### What is asked:
Look through the material below, count the lines containing the word "matplotlib", and state only the count.

>> Start Records for this task

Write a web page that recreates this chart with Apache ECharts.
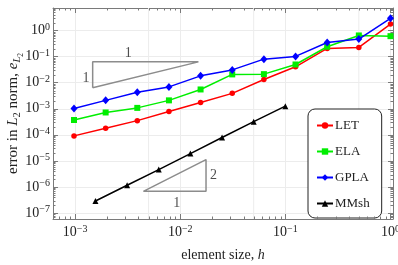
<!DOCTYPE html>
<html><head><meta charset="utf-8">
<script src="https://cdn.jsdelivr.net/npm/echarts@6/dist/echarts.min.js"></script>
<style>html,body{margin:0;padding:0;background:#fff}#c{width:398px;height:265px}</style>
</head><body><div id="c"></div>
<script>
// ---- data ----
const h = [1/1024, 1/512, 1/256, 1/128, 1/64, 1/32, 1/16, 1/8, 1/4, 1/2, 1];
const LET  = [9.1e-5, 1.8e-4, 3.5e-4, 7.9e-4, 1.74e-3, 3.9e-3, 1.33e-2, 4.07e-2, 0.207, 0.226, 1.78];
const ELA  = [3.7e-4, 7.2e-4, 1.08e-3, 2.1e-3, 5.5e-3, 2.08e-2, 2.13e-2, 5.0e-2, 0.24, 0.65, 0.61];
const GPLA = [1.02e-3, 2.1e-3, 4.3e-3, 6.9e-3, 1.83e-2, 3.1e-2, 8.0e-2, 0.102, 0.35, 0.47, 2.95];
const hMM  = [0.1/64, 0.1/32, 0.1/16, 0.1/8, 0.1/4, 0.1/2, 0.1];
const MMsh = [2.9e-7, 1.16e-6, 4.65e-6, 1.9e-5, 7.9e-5, 3.2e-4, 1.26e-3];
const seriesNames = ['LET', 'ELA', 'GPLA', 'MMsh'];
// slope triangles (h, e)
const tri1H = [1.47e-3, 1.47e-3, 1.49e-2, 1.47e-3];
const tri1E = [6.35e-3, 6.3e-2, 6.3e-2, 6.35e-3];
const tri2H = [4.46e-3, 1.76e-2, 1.76e-2, 4.46e-3];
const tri2E = [6.8e-7, 6.8e-7, 1.12e-5, 6.8e-7];
const triLabelH = [3.2e-3, 1.27e-3, 9.27e-3, 2.07e-2];
const triLabelE = [0.133, 1.45e-2, 2.3e-7, 2.8e-6];
const triLabelText = ['1', '1', '1', '2'];
// axes
const xMin = Math.pow(10, -3.21), xMax = Math.pow(10, 0.024);
const yMin = Math.pow(10, -7.23), yMax = Math.pow(10, 0.866);
const xTickExps = [-3, -2, -1, 0];
const yTickExps = [-7, -6, -5, -4, -3, -2, -1, 0];
const xName = 'element size, ';

const FONT = 'Liberation Serif';
const TXT = '#222';
const FRAME = '#7a7a7a';

function supLabel(v) {
  const e = Math.round(Math.log10(v));
  return '{b|10}{s|' + (e < 0 ? '\u2212' + (-e) : e) + '}';
}
const supRich = {
  b: {fontSize: 14, lineHeight: 17, fontFamily: FONT, color: TXT},
  s: {fontSize: 10, lineHeight: 10, verticalAlign: 'top', fontFamily: FONT, color: TXT}
};

function minors(lo, hi) {
  const out = [];
  for (let k = Math.floor(Math.log10(lo)); k <= Math.ceil(Math.log10(hi)); k++) {
    for (let m = 2; m <= 9; m++) {
      const v = m * Math.pow(10, k);
      if (v > lo && v < hi) out.push(v);
    }
  }
  return out;
}
const xMinor = minors(xMin, xMax);
const yMinor = minors(yMin, yMax);
const xFaintGrid = xTickExps.map(e => 5 * Math.pow(10, e)).filter(v => v < xMax);

function zip(a, b) { return a.map((v, i) => [v, b[i]]); }

const chart = echarts.init(document.getElementById('c'), null, {renderer: 'canvas'});
const axisCommon = {
  type: 'log', logBase: 10,
  axisLine: {show: true, lineStyle: {color: FRAME, width: 1}},
  axisTick: {show: true, inside: true, length: 5, lineStyle: {color: FRAME}},
  minorTick: {show: false},
};
chart.setOption({
  animation: false,
  backgroundColor: '#fff',
  grid: {left: 53, right: 5, top: 8, bottom: 46, containLabel: false, outerBoundsMode: 'none'},
  xAxis: [
    Object.assign({}, axisCommon, {
      position: 'bottom', min: xMin, max: xMax,
      axisLabel: {formatter: supLabel, rich: supRich, margin: 5,
        customValues: xTickExps.map(e => Math.pow(10, e))},
      splitLine: {show: true, lineStyle: {color: '#ececec', width: 1}},
      name: '{n|' + xName + '}{i|h}', nameLocation: 'middle', nameGap: 29, nameMoveOverlap: false,
      nameTextStyle: {rich: {n: {fontSize: 14, fontFamily: FONT, color: TXT}, i: {fontSize: 14, fontFamily: FONT, fontStyle: 'italic', color: TXT}}}
    }),
    Object.assign({}, axisCommon, {
      position: 'top', min: xMin, max: xMax, axisLabel: {show: false}, splitLine: {show: false}
    })
  ],
  yAxis: [
    Object.assign({}, axisCommon, {
      position: 'left', min: yMin, max: yMax, splitNumber: 8,
      axisLabel: {formatter: supLabel, rich: supRich, margin: 3,
        customValues: yTickExps.map(e => Math.pow(10, e))},
      splitLine: {show: true, lineStyle: {color: '#ececec', width: 1}},
      name: '{n|error in }{i|L}{s|2}{n| norm, }{i|e}{si|L}{ss|2}', nameLocation: 'middle', nameGap: 31, nameMoveOverlap: false,
      nameTextStyle: {rich: {
        n: {fontSize: 15, lineHeight: 18, fontFamily: FONT, color: TXT},
        i: {fontSize: 15, lineHeight: 18, fontFamily: FONT, fontStyle: 'italic', color: TXT},
        s: {fontSize: 10.5, lineHeight: 10, fontFamily: FONT, color: TXT, verticalAlign: 'top', padding: [8, 0, 0, 0]},
        si: {fontSize: 10.5, lineHeight: 10, fontFamily: FONT, fontStyle: 'italic', color: TXT, verticalAlign: 'top', padding: [8, 0, 0, 0]},
        ss: {fontSize: 7.5, lineHeight: 7, fontFamily: FONT, color: TXT, verticalAlign: 'top', padding: [13, 0, 0, 0]}
      }}
    }),
    Object.assign({}, axisCommon, {
      position: 'right', min: yMin, max: yMax, splitNumber: 8, axisLabel: {show: false}, splitLine: {show: false}
    })
  ],
  legend: {
    data: seriesNames, orient: 'vertical', left: 308, top: 109,
    itemWidth: 16, itemHeight: 8, itemGap: 13,
    padding: [10, 12, 8, 8],
    borderColor: '#222', borderWidth: 1, borderRadius: 7, backgroundColor: '#fff',
    textStyle: {fontFamily: FONT, fontSize: 13, color: TXT, padding: [0, 0, 0, -3]}
  },
  series: [
    {type: 'custom', name: 'xgrid', silent: true, z: 1, data: xFaintGrid,
     renderItem: (params, api) => {
       const cs = params.coordSys; const x = api.coord([api.value(0), 1])[0];
       return {type: 'line', shape: {x1: x, y1: cs.y, x2: x, y2: cs.y + cs.height}, style: {stroke: '#ececec', lineWidth: 1}};
     }, encode: {x: 0}},
    {type: 'custom', name: 'xminor', silent: true, z: 5, data: xMinor,
     renderItem: (params, api) => {
       const cs = params.coordSys; const x = Math.round(api.coord([api.value(0), 1])[0]) + 0.5;
       return {type: 'group', children: [
         {type: 'line', shape: {x1: x, y1: cs.y + cs.height, x2: x, y2: cs.y + cs.height - 2.5}, style: {stroke: FRAME, lineWidth: 1}},
         {type: 'line', shape: {x1: x, y1: cs.y, x2: x, y2: cs.y + 2.5}, style: {stroke: FRAME, lineWidth: 1}}
       ]};
     }, encode: {x: 0}},
    {type: 'custom', name: 'yminor', silent: true, z: 5, data: yMinor.map(v => [1e-2, v]),
     renderItem: (params, api) => {
       const cs = params.coordSys; const y = Math.round(api.coord([1e-2, api.value(1)])[1]) + 0.5;
       return {type: 'group', children: [
         {type: 'line', shape: {x1: cs.x, y1: y, x2: cs.x + 2.5, y2: y}, style: {stroke: FRAME, lineWidth: 1}},
         {type: 'line', shape: {x1: cs.x + cs.width, y1: y, x2: cs.x + cs.width - 2.5, y2: y}, style: {stroke: FRAME, lineWidth: 1}}
       ]};
     }, encode: {x: 0, y: 1}},
    {type: 'line', name: 'tri1', data: zip(tri1H, tri1E), symbol: 'none', silent: true,
     lineStyle: {color: '#8c8c8c', width: 1.5}, z: 3},
    {type: 'line', name: 'tri2', data: zip(tri2H, tri2E), symbol: 'none', silent: true,
     lineStyle: {color: '#8c8c8c', width: 1.5}, z: 3},
    {type: 'scatter', name: 'trilabels', silent: true, symbolSize: 0,
     data: triLabelH.map((v, i) => [v, triLabelE[i], triLabelText[i]]),
     label: {show: true, position: 'inside', formatter: p => p.data[2], fontFamily: FONT, fontSize: 14, color: TXT}},
    {type: 'line', name: 'LET', data: zip(h, LET), symbol: 'circle', symbolSize: 5.5,
     itemStyle: {color: '#ff0000'}, lineStyle: {color: '#ff0000', width: 1.5}, z: 10},
    {type: 'line', name: 'ELA', data: zip(h, ELA), symbol: 'rect', symbolSize: 6,
     itemStyle: {color: '#00ee00'}, lineStyle: {color: '#00ee00', width: 1.5}, z: 11},
    {type: 'line', name: 'GPLA', data: zip(h, GPLA), symbol: 'diamond', symbolSize: [7, 8],
     itemStyle: {color: '#0000ff'}, lineStyle: {color: '#0000ff', width: 1.5}, z: 12},
    {type: 'line', name: 'MMsh', data: zip(hMM, MMsh), symbol: 'triangle', symbolSize: 6,
     itemStyle: {color: '#000'}, lineStyle: {color: '#000', width: 1.5}, z: 13}
  ]
});
</script></body></html>
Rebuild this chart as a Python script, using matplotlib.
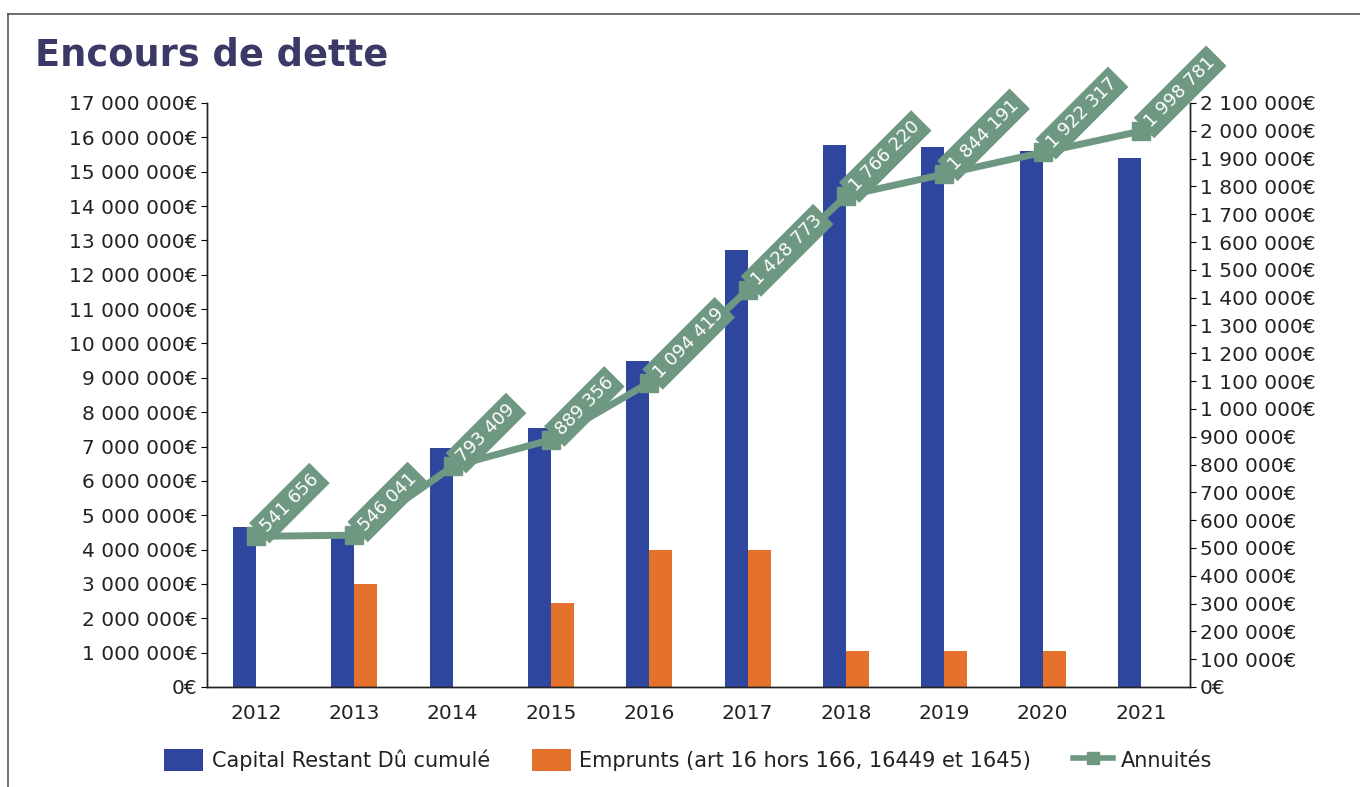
import matplotlib
matplotlib.use("Agg")
import matplotlib.pyplot as plt
import numpy as np
from matplotlib.lines import Line2D
from matplotlib.patches import Patch
from matplotlib.ticker import FixedLocator, FuncFormatter

# Data
years = ["2012", "2013", "2014", "2015", "2016", "2017", "2018", "2019", "2020", "2021"]
capital_restant = [4650000, 4350000, 6950000, 7550000, 9500000, 12730000,
                   15780000, 15720000, 15600000, 15400000]
emprunts = [0, 3000000, 0, 2450000, 4000000, 4000000, 1050000, 1050000, 1050000, 0]
annuites = [541656, 546041, 793409, 889356, 1094419, 1428773,
            1766220, 1844191, 1922317, 1998781]

left_ticks = list(range(0, 17000001, 1000000))
right_ticks = list(range(0, 2100001, 100000))

title = "Encours de dette"
label_capital = "Capital Restant Dû cumulé"
label_emprunts = "Emprunts (art 16 hors 166, 16449 et 1645)"
label_annuites = "Annuités"

# Style
blue = "#2f469e"
orange = "#e5722c"
green = "#6f9882"
title_color = "#3b3966"
text_color = "#222222"

plt.rcParams["font.family"] = ["DejaVu Sans"]

W, H = 1360, 787
fig = plt.figure(figsize=(W / 100, H / 100), dpi=100)
fig.patch.set_facecolor("white")

# thin frame around the panel
fig.add_artist(Line2D([8 / W, 1.0], [1 - 14 / H, 1 - 14 / H], color="#555555", lw=1.2,
                      transform=fig.transFigure))
fig.add_artist(Line2D([8 / W, 8 / W], [0.0, 1 - 14 / H], color="#555555", lw=1.2,
                      transform=fig.transFigure))

ax = fig.add_axes([207 / W, 1 - 687 / H, (1190 - 207) / W, (687 - 103) / H])
ax2 = ax.twinx()

x = np.arange(len(years))
bw = 0.234
ax.bar(x - bw / 2, capital_restant, width=bw, color=blue, zorder=2)
ax.bar(x + bw / 2, emprunts, width=bw, color=orange, zorder=2)

ax.set_xlim(-0.5, len(years) - 0.5)
ax.set_ylim(0, 17000000)
ax2.set_ylim(0, 2100000)

def euro(v, pos=None):
    return f"{int(round(v)):,}".replace(",", " ") + "€"

ax.yaxis.set_major_locator(FixedLocator(left_ticks))
ax.yaxis.set_major_formatter(FuncFormatter(euro))
ax2.yaxis.set_major_locator(FixedLocator(right_ticks))
ax2.yaxis.set_major_formatter(FuncFormatter(euro))

ax.set_xticks(x)
ax.set_xticklabels(years)
ax.tick_params(axis="x", length=0, pad=12, labelsize=14.5, labelcolor=text_color)
ax.tick_params(axis="y", length=4, width=0.8, pad=3, labelsize=14.5, labelcolor=text_color)
ax2.tick_params(axis="y", length=4, width=0.8, pad=3, labelsize=14.5, labelcolor=text_color)

for a in (ax, ax2):
    a.spines["top"].set_visible(False)
    for s in ("left", "right", "bottom"):
        a.spines[s].set_color("#222222")
        a.spines[s].set_linewidth(1.0)

ax2.patch.set_visible(False)
ax2.plot(x, annuites, color=green, lw=5, marker="s", markersize=13,
         markerfacecolor=green, markeredgecolor=green, zorder=4, clip_on=False)

for xi, v in zip(x, annuites):
    ax2.annotate(f"{v:,}".replace(",", " "), xy=(xi, v), xytext=(5, 5),
                 textcoords="offset points", rotation=45, rotation_mode="anchor",
                 ha="left", va="center", color="white", fontsize=13,
                 bbox=dict(boxstyle="square,pad=0.3", facecolor=green, edgecolor="none"),
                 zorder=5, annotation_clip=False)

fig.text(35 / W, 1 - 55 / H, title, fontsize=26.5, fontweight="bold", color=title_color,
         ha="left", va="center")

handles = [
    Patch(facecolor=blue, edgecolor="none", label=label_capital),
    Patch(facecolor=orange, edgecolor="none", label=label_emprunts),
    Line2D([0], [0], color=green, lw=4, marker="s", markersize=8, label=label_annuites),
]
fig.legend(handles=handles, loc="center", bbox_to_anchor=(688 / W, 1 - 760 / H), ncol=3,
           frameon=False, fontsize=15, handlelength=1.9, handleheight=1.3,
           columnspacing=2.0, handletextpad=0.4, labelcolor=text_color)

fig.savefig("out.png", dpi=100, facecolor="white")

>> End Records for this task

### The response:
7